The second “unknown causal agent (UCA)” set of events occurred similarly, although no second actor ever entered or left the hide, and the behavioural outcome observed in the crows was quite different. Researchers operated the movement of the protruding stick from outside of the enclosure. Following the cessation of stick-movement from the hide, the crows came to investigate the food-box once more; however, this time the crows were more cautious then in the previous trial, exhibiting flighty behaviour suggestive of increased nervousness.
“To test between [hypotheses], we measured the degree of caution in the crows’ behaviour,” explained Taylor et al. “[In] the second, unknown condition, if the crows were capable of causal reasoning, they would predict that the stick might move again because they had not observed a potential causal agent leave the hide.”
The authors conclude that the increased “inspection” rates in the unknown causal agent scenario is proof that the crows were capable of something analogous to the kind of causal inferences humans are capable of.
“Animals are predisposed to associational learning,” remarked animal behaviour specialist and professor at the University of Manitoba, James Hare. “[It] is highly adaptive in their environment to associate things that are occurring, the movement of objects, with those things that preceded them.”
In a recent conversation with the Manitoban, Hare discussed the merits of the causal reasoning experiment, where he emphasized the importance of moving objects in nature. These crows, in some sense, are assessing the causal relationship underlying the movement of the protruding stick.
As Hare noted, “Moving objects should never be ignored [ . . . ] Sensory systems are tuned to alert animals to moving objects in their environment at a very basal level in the sensory system, activating all sorts of responses. So where there’s something moving, it’s not surprising they’re cuing in on other elements.”

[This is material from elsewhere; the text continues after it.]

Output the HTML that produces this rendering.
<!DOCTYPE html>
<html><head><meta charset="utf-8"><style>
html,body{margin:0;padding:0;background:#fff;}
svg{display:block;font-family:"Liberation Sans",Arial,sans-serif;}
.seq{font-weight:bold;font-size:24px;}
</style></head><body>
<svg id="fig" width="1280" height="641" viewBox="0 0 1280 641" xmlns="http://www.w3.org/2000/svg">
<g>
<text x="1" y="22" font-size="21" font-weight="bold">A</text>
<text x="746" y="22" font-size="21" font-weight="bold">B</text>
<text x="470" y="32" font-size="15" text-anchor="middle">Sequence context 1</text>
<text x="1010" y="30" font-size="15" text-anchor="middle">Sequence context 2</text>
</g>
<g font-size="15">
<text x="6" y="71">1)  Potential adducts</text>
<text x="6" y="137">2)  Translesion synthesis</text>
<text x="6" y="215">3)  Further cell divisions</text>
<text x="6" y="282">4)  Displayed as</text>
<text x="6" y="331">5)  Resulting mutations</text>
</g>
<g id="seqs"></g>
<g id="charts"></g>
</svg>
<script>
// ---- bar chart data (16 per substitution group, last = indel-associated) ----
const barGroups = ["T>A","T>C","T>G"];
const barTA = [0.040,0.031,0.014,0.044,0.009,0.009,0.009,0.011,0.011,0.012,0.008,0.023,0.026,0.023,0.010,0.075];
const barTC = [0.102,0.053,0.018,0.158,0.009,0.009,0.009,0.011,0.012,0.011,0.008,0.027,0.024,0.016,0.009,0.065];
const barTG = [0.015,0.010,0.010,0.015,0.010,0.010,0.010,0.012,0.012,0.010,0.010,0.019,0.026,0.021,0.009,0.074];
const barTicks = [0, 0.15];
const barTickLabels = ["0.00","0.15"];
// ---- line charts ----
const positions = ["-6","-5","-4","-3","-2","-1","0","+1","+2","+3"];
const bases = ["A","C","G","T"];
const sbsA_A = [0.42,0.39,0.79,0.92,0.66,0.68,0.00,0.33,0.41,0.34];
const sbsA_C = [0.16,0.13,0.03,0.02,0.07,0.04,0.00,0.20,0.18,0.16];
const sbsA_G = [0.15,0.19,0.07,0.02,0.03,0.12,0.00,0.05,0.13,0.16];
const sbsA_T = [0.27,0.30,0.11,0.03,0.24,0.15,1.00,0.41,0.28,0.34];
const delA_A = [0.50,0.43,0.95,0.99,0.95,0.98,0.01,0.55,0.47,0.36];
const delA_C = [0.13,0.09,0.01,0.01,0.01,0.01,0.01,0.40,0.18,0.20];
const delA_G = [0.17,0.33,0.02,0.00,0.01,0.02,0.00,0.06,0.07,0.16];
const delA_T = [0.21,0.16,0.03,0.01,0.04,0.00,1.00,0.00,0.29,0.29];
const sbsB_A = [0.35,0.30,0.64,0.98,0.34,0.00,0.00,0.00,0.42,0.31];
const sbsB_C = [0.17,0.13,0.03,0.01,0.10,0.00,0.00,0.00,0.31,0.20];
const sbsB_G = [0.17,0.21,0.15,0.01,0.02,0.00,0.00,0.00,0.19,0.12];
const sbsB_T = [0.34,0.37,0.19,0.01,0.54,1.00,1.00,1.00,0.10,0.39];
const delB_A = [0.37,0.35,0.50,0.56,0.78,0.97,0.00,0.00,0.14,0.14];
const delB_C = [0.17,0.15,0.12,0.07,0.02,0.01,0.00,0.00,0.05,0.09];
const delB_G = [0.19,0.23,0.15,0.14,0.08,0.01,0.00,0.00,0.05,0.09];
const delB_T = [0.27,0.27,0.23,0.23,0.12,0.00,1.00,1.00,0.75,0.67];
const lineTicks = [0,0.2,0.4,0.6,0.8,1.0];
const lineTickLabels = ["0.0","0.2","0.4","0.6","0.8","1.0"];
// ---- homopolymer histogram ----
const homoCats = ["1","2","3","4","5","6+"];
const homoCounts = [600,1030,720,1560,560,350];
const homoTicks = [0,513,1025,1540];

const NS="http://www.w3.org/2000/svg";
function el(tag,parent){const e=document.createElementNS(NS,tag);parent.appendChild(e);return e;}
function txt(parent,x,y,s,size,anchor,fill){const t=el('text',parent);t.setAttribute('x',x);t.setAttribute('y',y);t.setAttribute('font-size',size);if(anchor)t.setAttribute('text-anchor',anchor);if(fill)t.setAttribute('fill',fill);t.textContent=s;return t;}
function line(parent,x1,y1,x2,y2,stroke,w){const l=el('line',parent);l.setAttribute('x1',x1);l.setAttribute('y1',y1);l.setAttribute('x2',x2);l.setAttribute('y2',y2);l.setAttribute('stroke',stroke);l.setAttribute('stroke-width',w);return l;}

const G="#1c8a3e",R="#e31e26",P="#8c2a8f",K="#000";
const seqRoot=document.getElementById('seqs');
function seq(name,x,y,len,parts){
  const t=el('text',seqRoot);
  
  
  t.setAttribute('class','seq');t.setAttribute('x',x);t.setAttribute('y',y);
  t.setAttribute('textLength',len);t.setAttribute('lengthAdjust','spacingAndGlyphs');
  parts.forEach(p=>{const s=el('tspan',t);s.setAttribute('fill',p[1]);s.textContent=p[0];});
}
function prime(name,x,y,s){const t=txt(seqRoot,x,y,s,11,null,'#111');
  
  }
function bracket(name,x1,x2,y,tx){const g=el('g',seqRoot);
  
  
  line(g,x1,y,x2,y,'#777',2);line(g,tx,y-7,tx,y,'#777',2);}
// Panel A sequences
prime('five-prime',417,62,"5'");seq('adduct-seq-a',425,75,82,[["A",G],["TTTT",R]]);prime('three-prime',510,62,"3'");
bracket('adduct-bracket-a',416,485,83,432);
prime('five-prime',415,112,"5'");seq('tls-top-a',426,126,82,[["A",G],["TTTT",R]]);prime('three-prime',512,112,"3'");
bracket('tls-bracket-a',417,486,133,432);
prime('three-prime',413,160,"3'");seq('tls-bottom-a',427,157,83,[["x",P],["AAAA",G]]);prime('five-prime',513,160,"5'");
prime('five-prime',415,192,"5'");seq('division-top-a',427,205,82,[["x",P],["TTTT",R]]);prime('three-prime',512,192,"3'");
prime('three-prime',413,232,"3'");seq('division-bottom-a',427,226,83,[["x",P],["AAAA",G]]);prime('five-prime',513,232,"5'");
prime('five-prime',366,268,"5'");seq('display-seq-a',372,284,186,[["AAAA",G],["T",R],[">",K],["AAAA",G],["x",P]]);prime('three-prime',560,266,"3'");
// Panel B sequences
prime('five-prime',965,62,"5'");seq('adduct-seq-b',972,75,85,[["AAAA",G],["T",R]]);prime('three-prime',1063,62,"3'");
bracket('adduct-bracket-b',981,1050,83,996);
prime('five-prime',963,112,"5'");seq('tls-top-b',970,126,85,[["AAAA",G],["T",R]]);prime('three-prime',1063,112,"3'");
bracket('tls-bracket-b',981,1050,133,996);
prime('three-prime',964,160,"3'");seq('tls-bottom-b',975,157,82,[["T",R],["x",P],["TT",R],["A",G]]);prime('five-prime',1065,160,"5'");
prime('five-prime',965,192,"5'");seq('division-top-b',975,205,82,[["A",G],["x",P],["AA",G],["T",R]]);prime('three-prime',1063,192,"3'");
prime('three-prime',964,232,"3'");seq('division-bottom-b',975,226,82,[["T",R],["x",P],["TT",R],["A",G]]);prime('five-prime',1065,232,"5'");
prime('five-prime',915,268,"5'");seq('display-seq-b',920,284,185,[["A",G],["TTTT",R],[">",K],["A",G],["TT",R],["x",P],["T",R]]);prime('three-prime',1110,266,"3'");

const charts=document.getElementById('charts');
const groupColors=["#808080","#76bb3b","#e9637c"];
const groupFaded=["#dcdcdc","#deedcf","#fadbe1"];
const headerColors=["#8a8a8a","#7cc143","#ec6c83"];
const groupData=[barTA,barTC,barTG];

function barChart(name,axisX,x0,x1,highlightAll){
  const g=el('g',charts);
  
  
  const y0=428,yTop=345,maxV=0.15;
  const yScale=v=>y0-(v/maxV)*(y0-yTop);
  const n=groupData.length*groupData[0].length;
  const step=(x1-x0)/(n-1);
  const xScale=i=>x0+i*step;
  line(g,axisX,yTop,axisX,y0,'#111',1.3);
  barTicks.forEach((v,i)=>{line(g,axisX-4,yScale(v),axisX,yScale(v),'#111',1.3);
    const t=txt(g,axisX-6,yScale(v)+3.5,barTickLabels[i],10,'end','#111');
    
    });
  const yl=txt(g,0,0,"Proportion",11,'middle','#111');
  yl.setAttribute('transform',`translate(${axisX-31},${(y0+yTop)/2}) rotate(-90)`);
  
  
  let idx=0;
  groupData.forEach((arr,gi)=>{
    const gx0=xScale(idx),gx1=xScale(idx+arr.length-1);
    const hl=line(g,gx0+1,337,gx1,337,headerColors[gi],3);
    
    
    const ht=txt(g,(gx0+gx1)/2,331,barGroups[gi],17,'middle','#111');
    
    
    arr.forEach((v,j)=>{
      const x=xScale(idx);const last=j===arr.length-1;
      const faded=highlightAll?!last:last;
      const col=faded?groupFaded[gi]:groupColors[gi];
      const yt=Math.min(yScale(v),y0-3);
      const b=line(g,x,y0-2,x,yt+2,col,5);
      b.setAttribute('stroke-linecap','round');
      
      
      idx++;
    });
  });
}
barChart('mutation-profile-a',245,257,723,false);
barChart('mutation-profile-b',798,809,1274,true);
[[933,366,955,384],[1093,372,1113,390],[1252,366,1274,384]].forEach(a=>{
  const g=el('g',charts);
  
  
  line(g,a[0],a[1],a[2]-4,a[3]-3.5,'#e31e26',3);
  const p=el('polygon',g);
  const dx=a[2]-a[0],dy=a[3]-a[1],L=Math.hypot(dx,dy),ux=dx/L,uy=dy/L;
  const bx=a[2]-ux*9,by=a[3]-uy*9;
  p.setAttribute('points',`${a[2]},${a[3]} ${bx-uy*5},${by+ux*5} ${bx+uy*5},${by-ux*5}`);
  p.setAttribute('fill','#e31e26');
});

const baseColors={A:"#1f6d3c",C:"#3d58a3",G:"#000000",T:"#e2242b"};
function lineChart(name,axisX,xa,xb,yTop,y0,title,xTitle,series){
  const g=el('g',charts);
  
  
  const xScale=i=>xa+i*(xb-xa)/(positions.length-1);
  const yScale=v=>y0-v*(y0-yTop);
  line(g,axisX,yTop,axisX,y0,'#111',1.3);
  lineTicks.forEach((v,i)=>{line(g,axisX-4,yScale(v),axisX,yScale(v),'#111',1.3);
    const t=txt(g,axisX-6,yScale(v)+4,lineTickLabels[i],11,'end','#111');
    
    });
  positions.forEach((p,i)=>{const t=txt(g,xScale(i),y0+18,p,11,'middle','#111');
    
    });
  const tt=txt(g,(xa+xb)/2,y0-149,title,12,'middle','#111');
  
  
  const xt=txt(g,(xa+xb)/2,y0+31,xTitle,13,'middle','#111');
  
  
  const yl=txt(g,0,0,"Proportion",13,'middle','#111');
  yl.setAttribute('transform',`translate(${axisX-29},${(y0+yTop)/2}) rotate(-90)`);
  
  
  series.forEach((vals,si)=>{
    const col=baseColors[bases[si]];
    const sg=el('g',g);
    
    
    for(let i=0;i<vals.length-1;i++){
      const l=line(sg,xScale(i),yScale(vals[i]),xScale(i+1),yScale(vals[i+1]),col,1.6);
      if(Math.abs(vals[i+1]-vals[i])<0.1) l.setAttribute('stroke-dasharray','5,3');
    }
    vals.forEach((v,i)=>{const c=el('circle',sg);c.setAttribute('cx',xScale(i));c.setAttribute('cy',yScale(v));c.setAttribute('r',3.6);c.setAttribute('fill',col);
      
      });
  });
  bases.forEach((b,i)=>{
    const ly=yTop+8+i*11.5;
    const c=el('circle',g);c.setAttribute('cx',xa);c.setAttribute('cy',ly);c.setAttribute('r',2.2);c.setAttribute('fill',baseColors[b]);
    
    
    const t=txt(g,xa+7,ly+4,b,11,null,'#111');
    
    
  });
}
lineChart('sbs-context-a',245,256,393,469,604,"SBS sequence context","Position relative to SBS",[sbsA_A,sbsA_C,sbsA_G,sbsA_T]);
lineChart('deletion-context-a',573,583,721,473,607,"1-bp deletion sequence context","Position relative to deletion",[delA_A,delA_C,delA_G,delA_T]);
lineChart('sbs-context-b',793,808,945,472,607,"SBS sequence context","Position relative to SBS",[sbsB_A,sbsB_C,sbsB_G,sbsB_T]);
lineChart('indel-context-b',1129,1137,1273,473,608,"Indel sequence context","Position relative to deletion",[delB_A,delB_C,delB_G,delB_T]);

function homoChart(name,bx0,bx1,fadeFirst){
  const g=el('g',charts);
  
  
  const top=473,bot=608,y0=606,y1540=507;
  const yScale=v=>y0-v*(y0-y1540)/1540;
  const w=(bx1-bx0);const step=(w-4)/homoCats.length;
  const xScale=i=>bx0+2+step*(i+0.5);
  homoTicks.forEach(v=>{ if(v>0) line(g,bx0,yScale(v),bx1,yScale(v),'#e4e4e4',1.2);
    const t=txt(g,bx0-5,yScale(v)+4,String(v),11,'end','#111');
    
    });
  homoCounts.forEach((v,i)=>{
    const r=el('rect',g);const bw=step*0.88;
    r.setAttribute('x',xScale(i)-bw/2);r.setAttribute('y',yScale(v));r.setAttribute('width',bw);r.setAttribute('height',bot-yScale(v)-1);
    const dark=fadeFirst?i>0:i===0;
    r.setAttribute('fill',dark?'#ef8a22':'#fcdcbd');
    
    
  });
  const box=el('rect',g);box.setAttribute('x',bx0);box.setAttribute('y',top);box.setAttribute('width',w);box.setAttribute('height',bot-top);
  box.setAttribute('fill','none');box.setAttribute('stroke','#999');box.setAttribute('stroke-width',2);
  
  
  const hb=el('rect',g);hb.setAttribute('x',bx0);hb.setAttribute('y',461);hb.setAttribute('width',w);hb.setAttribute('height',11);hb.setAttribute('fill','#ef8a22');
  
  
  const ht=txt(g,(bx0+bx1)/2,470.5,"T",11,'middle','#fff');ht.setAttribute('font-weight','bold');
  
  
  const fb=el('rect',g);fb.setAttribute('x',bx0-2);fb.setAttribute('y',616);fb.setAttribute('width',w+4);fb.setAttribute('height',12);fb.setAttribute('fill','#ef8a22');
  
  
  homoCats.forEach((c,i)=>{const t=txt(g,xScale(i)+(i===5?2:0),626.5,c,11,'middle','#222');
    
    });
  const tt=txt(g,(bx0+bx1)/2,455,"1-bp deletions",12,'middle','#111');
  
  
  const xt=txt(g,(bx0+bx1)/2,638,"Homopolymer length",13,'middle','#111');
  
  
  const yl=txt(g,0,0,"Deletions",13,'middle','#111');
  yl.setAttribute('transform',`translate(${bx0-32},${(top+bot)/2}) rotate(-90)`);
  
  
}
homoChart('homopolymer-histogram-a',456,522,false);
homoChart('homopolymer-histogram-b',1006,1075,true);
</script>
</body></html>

The experimental design, according to Hare, is not unlike previous expectancy violation experiments that have been performed with mammals and birds. Hare cited an example where rhesus macaques were presented with eggplants. A curtain would drop down, and when it was lifted an eggplant would be present and the macaques would happily eat it. However, when the curtain would drop and lift to mysteriously reveal, say, two or three eggplants, the confused macaques would “fix their gaze on that outcome because it had violated what they had expected, revealing that they have this expectation [of one eggplant] and a cognitive ability to work with numbers.”
What’s interesting about the HCA experiment with the crows is that their increased level of caution, inspection, and nervousness is demonstrably related to the absence of the human actor entering the blind. “They are clearly having their expectancy violated when they can’t have a human associated with [the movement of the protruding stick],” reflected Hare.
When the human is known to be behind the hide, the crows may be attributing the stick movement to the benign actor they’ve witnessed enter and leave the hide. When that actor isn’t present, information pertaining to the nature of the mechanism operating the moving stick is no longer publicly available, or reliably known to be benign, and thus suspicious. This explains why the crows are, in Hare’s words, “engaged in more vigilance to collect more private information” in the UCA condition versus when they witness the human enter and exit the blind.
It appears that Taylor et al. may have made a very important contribution to the growing cannon of crow cognition research, providing tentative first evidence of sophisticated “causal reasoning” processes previously only attributed to humans.